There are always reasons why shows become unexpected hits in syndication. What Kids and Lopez have in common is that they’re shows about people network TV comedies don’t have much room for now — African-Americans, Latinos — and they are traditional sitcoms with 100+ episodes from an era that didn’t produce a wide range of those types of shows. The infamous According To Jim also has 100+ episodes, but in the syndication market, it’s in direct competition with far better shows of its type. Whereas the only recent black sitcoms with a lot of episodes are Everybody Hates Chris, a movie-style comedy that inevitably died in syndication as movie-style sitcoms usually do (Reo also executive-produced that for a while, by the way), The Bernie Mac Show, same deal, Girlfriends, which might be too female-skewing for syndication, and the Tyler Perry shows, which are clearly inferior in production values to a show like Wife and Kids.

Finally, these are shows that are about men, that have a strong appeal to men, and syndicated hits — except for talk shows like The Oprah Winfrey Show — tend to be the ones with a lot of guy appeal, as you can see by the fact that Two and a Half Men and Family Guy are dominating the syndication ratings among scripted shows. So Wife and Kids is a syndication hit almost by default; it has all the qualifications.

Also, some of these four-camera shows from the ’00s, coming from an era where nobody paid attention to such shows, may be better than their reputation. I don’t know I’d say that for Wife and Kids from what I’ve seen of it, though I may take another look; but George Lopez was better than it was given credit for being (all of Bruce Helford’s shows are), so it’s not all that surprising that people liked it once they found it.

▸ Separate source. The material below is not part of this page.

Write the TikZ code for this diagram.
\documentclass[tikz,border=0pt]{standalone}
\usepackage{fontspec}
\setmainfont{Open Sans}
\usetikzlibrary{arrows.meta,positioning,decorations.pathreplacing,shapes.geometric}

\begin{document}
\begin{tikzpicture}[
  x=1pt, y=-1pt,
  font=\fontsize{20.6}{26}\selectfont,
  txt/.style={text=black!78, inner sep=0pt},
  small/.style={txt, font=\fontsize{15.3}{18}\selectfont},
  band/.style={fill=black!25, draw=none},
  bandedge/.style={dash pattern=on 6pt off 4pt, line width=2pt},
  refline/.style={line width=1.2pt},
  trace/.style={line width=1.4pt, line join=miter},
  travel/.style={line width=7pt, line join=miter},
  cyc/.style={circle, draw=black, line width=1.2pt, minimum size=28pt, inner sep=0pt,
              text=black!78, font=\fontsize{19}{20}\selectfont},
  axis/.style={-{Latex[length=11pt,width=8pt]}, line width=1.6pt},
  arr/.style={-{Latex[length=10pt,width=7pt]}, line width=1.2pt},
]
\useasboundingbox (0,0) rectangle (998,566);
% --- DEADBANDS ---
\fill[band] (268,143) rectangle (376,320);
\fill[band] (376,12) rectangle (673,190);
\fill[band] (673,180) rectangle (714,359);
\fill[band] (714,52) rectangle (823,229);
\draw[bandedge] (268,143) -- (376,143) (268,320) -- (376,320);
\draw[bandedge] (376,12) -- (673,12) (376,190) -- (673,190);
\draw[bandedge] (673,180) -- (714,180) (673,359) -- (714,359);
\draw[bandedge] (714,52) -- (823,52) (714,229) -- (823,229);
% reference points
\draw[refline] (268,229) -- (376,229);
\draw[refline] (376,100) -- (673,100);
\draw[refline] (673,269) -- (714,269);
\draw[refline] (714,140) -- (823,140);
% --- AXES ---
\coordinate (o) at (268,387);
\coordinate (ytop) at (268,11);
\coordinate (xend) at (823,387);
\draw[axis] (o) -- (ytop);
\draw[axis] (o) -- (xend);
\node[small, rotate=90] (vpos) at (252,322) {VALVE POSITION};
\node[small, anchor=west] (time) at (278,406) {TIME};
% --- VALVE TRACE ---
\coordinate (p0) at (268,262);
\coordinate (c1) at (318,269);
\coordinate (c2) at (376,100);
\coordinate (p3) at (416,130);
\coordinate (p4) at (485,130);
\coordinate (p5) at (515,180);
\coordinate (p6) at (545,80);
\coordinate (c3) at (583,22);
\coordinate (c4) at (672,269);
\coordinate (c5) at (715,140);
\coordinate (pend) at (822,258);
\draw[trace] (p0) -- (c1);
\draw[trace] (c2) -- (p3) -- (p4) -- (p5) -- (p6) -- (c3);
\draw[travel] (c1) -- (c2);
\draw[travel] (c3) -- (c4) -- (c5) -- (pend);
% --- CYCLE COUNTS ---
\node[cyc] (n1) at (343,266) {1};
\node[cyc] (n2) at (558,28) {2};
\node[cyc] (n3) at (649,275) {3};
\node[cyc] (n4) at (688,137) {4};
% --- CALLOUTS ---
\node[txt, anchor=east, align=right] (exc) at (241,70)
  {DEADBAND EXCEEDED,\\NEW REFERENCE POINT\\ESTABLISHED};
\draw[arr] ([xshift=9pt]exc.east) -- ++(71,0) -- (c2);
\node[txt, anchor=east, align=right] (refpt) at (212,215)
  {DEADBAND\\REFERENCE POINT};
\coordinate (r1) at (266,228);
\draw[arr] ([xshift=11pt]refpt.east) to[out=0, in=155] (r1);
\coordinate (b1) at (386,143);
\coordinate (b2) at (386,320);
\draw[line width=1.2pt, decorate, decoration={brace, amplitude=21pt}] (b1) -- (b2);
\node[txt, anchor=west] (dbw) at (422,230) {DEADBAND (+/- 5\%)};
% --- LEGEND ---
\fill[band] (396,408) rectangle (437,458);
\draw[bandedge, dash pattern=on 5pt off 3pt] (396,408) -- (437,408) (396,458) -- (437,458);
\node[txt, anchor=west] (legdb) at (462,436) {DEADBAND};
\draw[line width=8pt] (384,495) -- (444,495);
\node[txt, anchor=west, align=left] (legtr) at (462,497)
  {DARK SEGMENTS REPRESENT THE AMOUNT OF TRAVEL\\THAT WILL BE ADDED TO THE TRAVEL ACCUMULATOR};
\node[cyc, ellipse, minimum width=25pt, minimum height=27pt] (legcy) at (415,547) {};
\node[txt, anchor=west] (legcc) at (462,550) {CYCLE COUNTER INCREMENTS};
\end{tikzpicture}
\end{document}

The need to find shows that can syndicate well is, as I’ve said before, a dilemma for all the networks with the possible exception of Fox — which has a syndication cash cow in its domination of the prime-time cartoon market. Other networks are torn between what works for them on the schedule and what will make a lot of money for the corporation down the road, and the question may become: do they put a My Wife and Kids type show on the schedule, knowing the tremendous upside if it manages to go to 100 episodes, or do they choose a show that might have more immediate potential but less syndication potential? (Now, you know that I advocate them just producing more traditional sitcoms as a matter of good sense, but I’m not in charge there, luckily. And you can’t tell a network executive that they shouldn’t put a potential success on the schedule just because it won’t syndicate well.) One way companies may try and split the difference is by trying to create four-camera, syndicatable sitcoms through their cable outlets, but the problem is that cable sitcoms don’t usually syndicate very well — partly because they’re clearly cheaper and hammier than the big-network equivalents, and partly because they get repeated so often on the cable networks.

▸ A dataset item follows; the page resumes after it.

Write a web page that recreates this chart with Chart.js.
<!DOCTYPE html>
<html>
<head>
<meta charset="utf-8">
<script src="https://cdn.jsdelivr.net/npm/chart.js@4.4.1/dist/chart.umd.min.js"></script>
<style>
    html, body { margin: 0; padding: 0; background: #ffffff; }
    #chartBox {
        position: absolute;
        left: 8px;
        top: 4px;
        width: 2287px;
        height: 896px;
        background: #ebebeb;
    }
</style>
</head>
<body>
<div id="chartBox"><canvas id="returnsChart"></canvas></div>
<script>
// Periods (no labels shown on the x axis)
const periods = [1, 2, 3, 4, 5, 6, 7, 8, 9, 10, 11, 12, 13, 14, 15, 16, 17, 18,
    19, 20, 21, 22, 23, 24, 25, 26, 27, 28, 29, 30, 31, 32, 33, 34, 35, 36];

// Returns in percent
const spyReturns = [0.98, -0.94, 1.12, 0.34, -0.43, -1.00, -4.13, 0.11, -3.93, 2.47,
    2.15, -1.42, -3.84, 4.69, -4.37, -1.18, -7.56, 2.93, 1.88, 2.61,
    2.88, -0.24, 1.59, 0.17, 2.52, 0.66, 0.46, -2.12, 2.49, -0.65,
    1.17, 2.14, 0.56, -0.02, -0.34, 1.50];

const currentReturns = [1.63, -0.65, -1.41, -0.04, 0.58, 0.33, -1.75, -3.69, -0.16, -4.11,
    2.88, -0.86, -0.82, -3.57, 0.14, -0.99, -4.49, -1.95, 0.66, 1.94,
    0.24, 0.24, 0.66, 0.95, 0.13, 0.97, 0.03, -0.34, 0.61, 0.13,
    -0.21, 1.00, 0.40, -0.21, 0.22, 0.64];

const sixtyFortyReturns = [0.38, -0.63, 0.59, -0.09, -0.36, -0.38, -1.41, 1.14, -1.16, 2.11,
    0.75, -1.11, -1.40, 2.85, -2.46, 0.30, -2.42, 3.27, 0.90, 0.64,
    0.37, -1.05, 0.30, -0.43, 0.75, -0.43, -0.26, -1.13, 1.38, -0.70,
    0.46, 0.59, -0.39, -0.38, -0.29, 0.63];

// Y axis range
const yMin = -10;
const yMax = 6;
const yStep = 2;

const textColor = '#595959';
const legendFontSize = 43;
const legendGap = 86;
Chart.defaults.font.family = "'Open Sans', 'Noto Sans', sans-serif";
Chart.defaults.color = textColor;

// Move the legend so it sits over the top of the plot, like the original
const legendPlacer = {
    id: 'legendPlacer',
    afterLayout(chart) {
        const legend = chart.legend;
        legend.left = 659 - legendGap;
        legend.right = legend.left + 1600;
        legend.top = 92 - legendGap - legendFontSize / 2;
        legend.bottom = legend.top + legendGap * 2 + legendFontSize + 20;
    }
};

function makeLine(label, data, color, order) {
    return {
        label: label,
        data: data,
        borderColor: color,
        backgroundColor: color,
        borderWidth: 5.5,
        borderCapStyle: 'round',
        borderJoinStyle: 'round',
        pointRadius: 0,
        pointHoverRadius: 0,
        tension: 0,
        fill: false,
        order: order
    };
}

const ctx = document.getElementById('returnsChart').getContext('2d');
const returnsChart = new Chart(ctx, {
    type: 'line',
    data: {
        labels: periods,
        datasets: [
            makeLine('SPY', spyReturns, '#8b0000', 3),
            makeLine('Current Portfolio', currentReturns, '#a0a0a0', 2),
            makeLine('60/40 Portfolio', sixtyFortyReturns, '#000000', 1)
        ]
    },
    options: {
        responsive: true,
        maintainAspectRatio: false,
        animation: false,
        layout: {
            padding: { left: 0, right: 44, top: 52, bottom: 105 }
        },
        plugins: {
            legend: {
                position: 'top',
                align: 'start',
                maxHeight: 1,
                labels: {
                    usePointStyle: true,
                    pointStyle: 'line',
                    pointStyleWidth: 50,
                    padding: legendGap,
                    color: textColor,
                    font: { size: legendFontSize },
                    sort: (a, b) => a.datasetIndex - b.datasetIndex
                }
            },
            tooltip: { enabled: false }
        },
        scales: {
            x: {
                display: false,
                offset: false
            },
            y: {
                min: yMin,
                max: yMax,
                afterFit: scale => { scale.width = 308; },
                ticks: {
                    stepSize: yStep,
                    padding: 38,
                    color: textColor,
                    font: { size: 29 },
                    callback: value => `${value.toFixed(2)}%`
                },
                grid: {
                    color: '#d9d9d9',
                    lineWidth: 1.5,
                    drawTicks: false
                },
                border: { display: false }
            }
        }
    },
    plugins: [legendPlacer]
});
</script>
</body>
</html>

Of course this is an issue that is part of the modern era of vertical integration. One advantage of the old system, where networks weren’t allowed to own most of their own shows, was that the network could concentrate strictly on what was good for the network, and the production company ditto. Today, the network and the studio still technically operate separately, which is why a network can’t be forced to pick up a show just for syndication purposes, but everyone knows that unofficially, the network and studio considerations overlap and make both jobs harder.

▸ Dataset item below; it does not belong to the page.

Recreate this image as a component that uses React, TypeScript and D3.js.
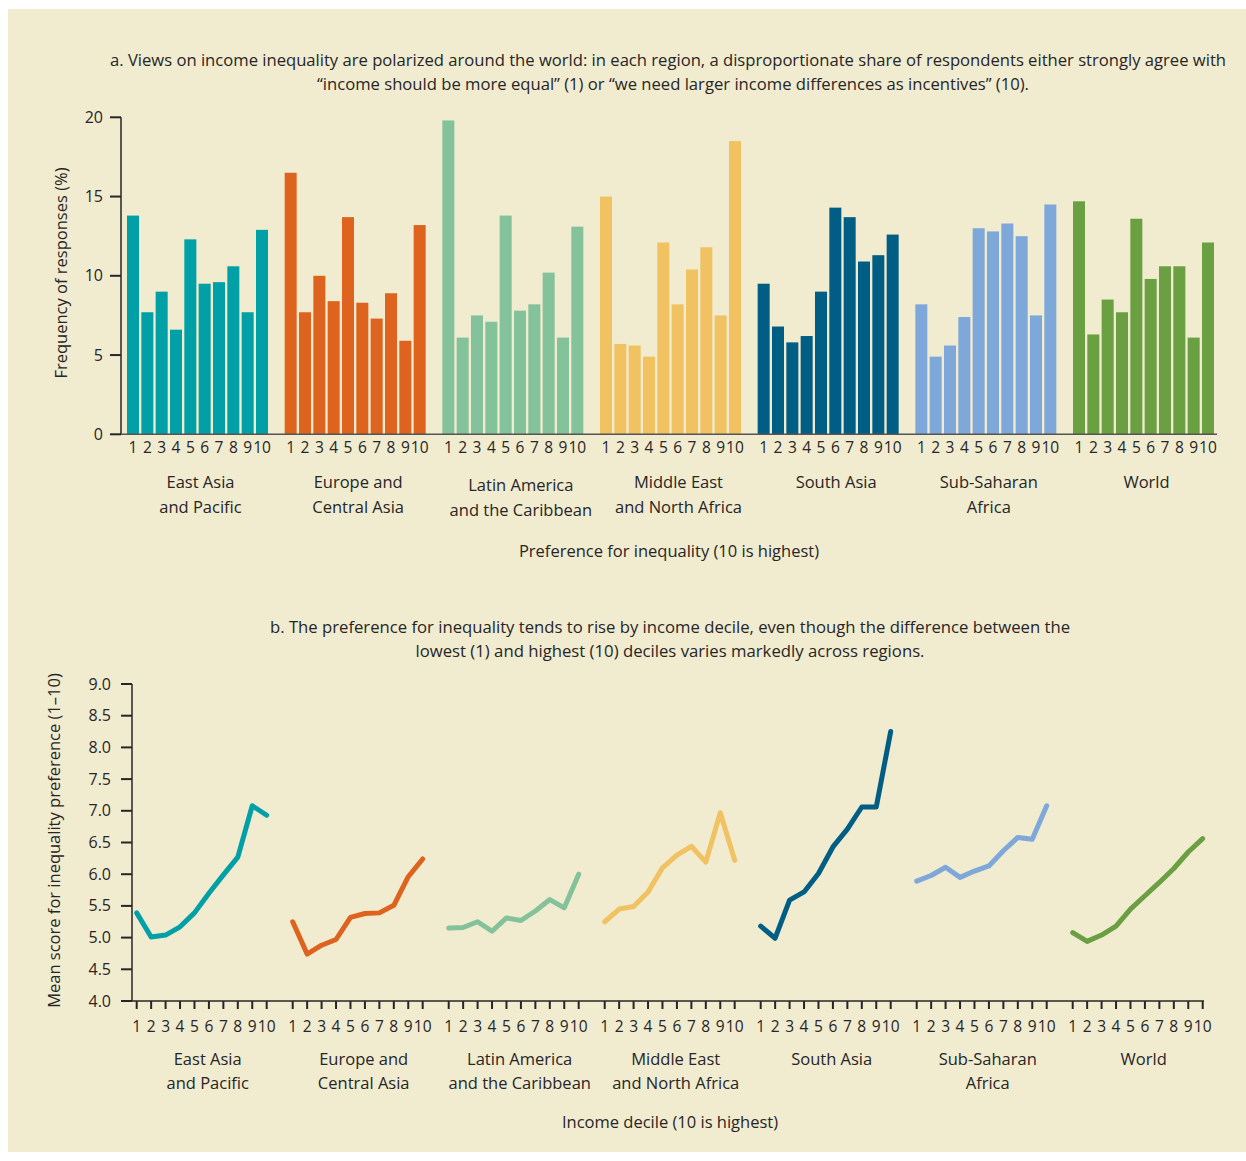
import * as d3 from 'd3';
import * as React from 'react';

const regions = [
  'East Asia and Pacific',
  'Europe and Central Asia',
  'Latin America and the Caribbean',
  'Middle East and North Africa',
  'South Asia',
  'Sub-Saharan Africa',
  'World',
];

const regionLines: string[][] = [
  ['East Asia', 'and Pacific'],
  ['Europe and', 'Central Asia'],
  ['Latin America', 'and the Caribbean'],
  ['Middle East', 'and North Africa'],
  ['South Asia'],
  ['Sub-Saharan', 'Africa'],
  ['World'],
];

const colors = ['#00a0a6', '#dd631e', '#83c29a', '#f1c261', '#005d84', '#7ea8d9', '#6a9f42'];

const deciles = [1, 2, 3, 4, 5, 6, 7, 8, 9, 10];

// panel a: frequency of responses (%) for preference 1..10
const eastAsiaFreq = [13.8, 7.7, 9.0, 6.6, 12.3, 9.5, 9.6, 10.6, 7.7, 12.9];
const europeFreq = [16.5, 7.7, 10.0, 8.4, 13.7, 8.3, 7.3, 8.9, 5.9, 13.2];
const latinFreq = [19.8, 6.1, 7.5, 7.1, 13.8, 7.8, 8.2, 10.2, 6.1, 13.1];
const meFreq = [15.0, 5.7, 5.6, 4.9, 12.1, 8.2, 10.4, 11.8, 7.5, 18.5];
const southAsiaFreq = [9.5, 6.8, 5.8, 6.2, 9.0, 14.3, 13.7, 10.9, 11.3, 12.6];
const ssaFreq = [8.2, 4.9, 5.6, 7.4, 13.0, 12.8, 13.3, 12.5, 7.5, 14.5];
const worldFreq = [14.7, 6.3, 8.5, 7.7, 13.6, 9.8, 10.6, 10.6, 6.1, 12.1];
const freqSeries = [eastAsiaFreq, europeFreq, latinFreq, meFreq, southAsiaFreq, ssaFreq, worldFreq];

// panel b: mean score by income decile
const eastAsiaMean = [5.39, 5.01, 5.04, 5.17, 5.39, 5.7, 5.99, 6.27, 7.08, 6.93];
const europeMean = [5.25, 4.74, 4.88, 4.97, 5.32, 5.38, 5.39, 5.51, 5.96, 6.24];
const latinMean = [5.15, 5.16, 5.25, 5.1, 5.31, 5.27, 5.42, 5.6, 5.47, 6.0];
const meMean = [5.25, 5.45, 5.49, 5.72, 6.1, 6.3, 6.44, 6.19, 6.97, 6.22];
const southAsiaMean = [5.18, 4.99, 5.59, 5.72, 6.01, 6.43, 6.71, 7.06, 7.06, 8.25];
const ssaMean = [5.89, 5.98, 6.11, 5.95, 6.05, 6.13, 6.37, 6.58, 6.55, 7.08];
const worldMean = [5.08, 4.94, 5.04, 5.18, 5.45, 5.66, 5.87, 6.09, 6.35, 6.56];
const meanSeries = [eastAsiaMean, europeMean, latinMean, meMean, southAsiaMean, ssaMean, worldMean];

const freqTicks = [0, 5, 10, 15, 20];
const meanTicks = [4, 4.5, 5, 5.5, 6, 6.5, 7, 7.5, 8, 8.5, 9];

const titleA = [
  'a. Views on income inequality are polarized around the world: in each region, a disproportionate share of respondents either strongly agree with',
  '\u201cincome should be more equal\u201d (1) or \u201cwe need larger income differences as incentives\u201d (10).',
];
const titleB = [
  'b. The preference for inequality tends to rise by income decile, even though the difference between the',
  'lowest (1) and highest (10) deciles varies markedly across regions.',
];

const FONT = '"Open Sans", "Noto Sans", sans-serif';
const INK = '#262626';
const W = 1246;
const H = 1161;

export default function App() {
  // ---- panel a scales
  const yA = d3.scaleLinear().domain([0, 20]).range([434.3, 117.3]);
  const groupA = d3.scaleBand<string>().domain(regions).range([127, 1214]).paddingInner(0.1057);
  const barA = d3
    .scaleBand<number>()
    .domain(deciles)
    .range([0, groupA.bandwidth()])
    .paddingInner(0.163);

  // ---- panel b scales
  const yB = d3.scaleLinear().domain([4, 9]).range([1001, 684]);
  const groupB = d3.scaleBand<string>().domain(regions).range([136.7, 1202.7]).paddingInner(0.1667);
  const ptB = d3.scalePoint<number>().domain(deciles).range([0, groupB.bandwidth()]);

  const line = d3
    .line<number>()
    .x((_, i) => ptB(deciles[i]) as number)
    .y((d) => yB(d));

  const textStyle = { fontFamily: FONT, fill: INK };

  return (
    <svg
      width={W}
      height={H}
      style={{ position: 'absolute', left: 0, top: 0, background: '#fff' }}
    >
      <rect x={8} y={9} width={W - 8} height={1143} fill="#f1ebd0" />

      {/* ===== Panel a ===== */}
      <g style={textStyle} fontSize={16} textAnchor="middle">
        <text x={668} y={66} textLength={1116} lengthAdjust="spacingAndGlyphs">
          {titleA[0]}
        </text>
        <text x={673} y={90} textLength={712} lengthAdjust="spacingAndGlyphs">
          {titleA[1]}
        </text>
      </g>

      {/* y axis a */}
      <g style={textStyle}>
        <line x1={121} x2={121} y1={yA(20)} y2={yA(0)} stroke={INK} strokeWidth={1.5} />
        {freqTicks.map((t) => (
          <g key={t}>
            <line x1={110} x2={121} y1={yA(t)} y2={yA(t)} stroke={INK} strokeWidth={2} />
            <text x={103} y={yA(t) + 5.5} fontSize={16} textAnchor="end">
              {t}
            </text>
          </g>
        ))}
        <text
          transform={`translate(67,273) rotate(-90)`}
          fontSize={16.5}
          textAnchor="middle"
        >
          Frequency of responses (%)
        </text>
      </g>

      {/* bars */}
      {regions.map((r, ri) => {
        const gx = groupA(r) as number;
        return (
          <g key={r} transform={`translate(${gx},0)`}>
            {freqSeries[ri].map((v, i) => (
              <rect
                key={i}
                x={barA(deciles[i])}
                y={yA(v)}
                width={barA.bandwidth()}
                height={yA(0) - yA(v)}
                fill={colors[ri]}
              />
            ))}
            {deciles.map((d) => (
              <text
                key={d}
                x={(barA(d) as number) + barA.bandwidth() / 2}
                y={453}
                fontSize={15.5}
                textAnchor="middle"
                style={textStyle}
              >
                {d}
              </text>
            ))}
            {regionLines[ri].map((l, li) => (
              <text
                key={li}
                x={groupA.bandwidth() / 2 + 3 + (ri >= 2 && ri <= 4 ? 5 : 0)}
                y={488 + li * 25 + (ri === 2 ? 3 : 0)}
                fontSize={16.5}
                textAnchor="middle"
                style={textStyle}
              >
                {l}
              </text>
            ))}
          </g>
        );
      })}
      <line x1={121} x2={1217} y1={yA(0)} y2={yA(0)} stroke="#555" strokeWidth={1.5} />
      <text x={669} y={557} fontSize={16.5} textAnchor="middle" style={textStyle}>
        Preference for inequality (10 is highest)
      </text>

      {/* ===== Panel b ===== */}
      <g style={textStyle} fontSize={16} textAnchor="middle">
        <text x={670} y={633} textLength={800} lengthAdjust="spacingAndGlyphs">
          {titleB[0]}
        </text>
        <text x={670} y={657} textLength={509} lengthAdjust="spacingAndGlyphs">
          {titleB[1]}
        </text>
      </g>

      <g style={textStyle}>
        <line x1={132} x2={132} y1={yB(9)} y2={yB(4)} stroke={INK} strokeWidth={1.5} />
        {meanTicks.map((t) => (
          <g key={t}>
            <line x1={121} x2={132} y1={yB(t)} y2={yB(t)} stroke={INK} strokeWidth={2} />
            <text x={111} y={yB(t) + 5.5} fontSize={16} textAnchor="end">
              {d3.format('.1f')(t)}
            </text>
          </g>
        ))}
        <text
          transform={`translate(60,${(yB(9) + yB(4)) / 2 - 2}) rotate(-90)`}
          fontSize={16.5}
          textAnchor="middle"
        >
          Mean score for inequality preference (1–10)
        </text>
      </g>

      <line x1={132} x2={1204} y1={yB(4)} y2={yB(4)} stroke={INK} strokeWidth={1.5} />

      {regions.map((r, ri) => {
        const gx = groupB(r) as number;
        return (
          <g key={r} transform={`translate(${gx},0)`}>
            {deciles.map((d) => (
              <g key={d}>
                <line
                  x1={ptB(d)}
                  x2={ptB(d)}
                  y1={yB(4)}
                  y2={yB(4) + 8}
                  stroke={INK}
                  strokeWidth={2}
                />
                <text
                  x={ptB(d)}
                  y={1032}
                  fontSize={15.5}
                  textAnchor="middle"
                  style={textStyle}
                >
                  {d}
                </text>
              </g>
            ))}
            <path
              d={line(meanSeries[ri]) ?? ''}
              fill="none"
              stroke={colors[ri]}
              strokeWidth={5}
              strokeLinecap="round"
              strokeLinejoin="round"
            />
            {regionLines[ri].map((l, li) => (
              <text
                key={li}
                x={groupB.bandwidth() / 2 + 6}
                y={1065 + li * 24}
                fontSize={16.5}
                textAnchor="middle"
                style={textStyle}
              >
                {l}
              </text>
            ))}
          </g>
        );
      })}
      <text x={670} y={1128} fontSize={16.5} textAnchor="middle" style={textStyle}>
        Income decile (10 is highest)
      </text>
    </svg>
  );
}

It’s also fun, for me anyway, to consider which shows do better than expected in syndication and which ones don’t. Certain rules are set in stone for now: comedies and procedurals syndicate well, serials don’t. Live-audience comedies and cartoons do well in syndication (with mock-documentaries like The Office and Modern Family possibly joining that group, though the sample size is too small as yet); movie-style comedies without laugh tracks do not. But within the categories of syndication-friendly shows, it’s sometimes hard to know what’s going to take off and what’s going to sink. A famous example from the ’70s is that all of Garry Marshall’s Paramount hits performed disappointingly in syndication — but The Odd Couple, which was never a big hit and spent five years as a bubble show, did great. The MTM shows had similar syndication troubles except WKRP in Cincinnati. And while “guy” shows tend to do well in syndication, that doesn’t explain The Golden Girls. It’s a fun thing to bet on — which hit show of today will be less than huge in syndication, and which under-the-radar show will make millions for its creator once it gets close to that 100-episode mark?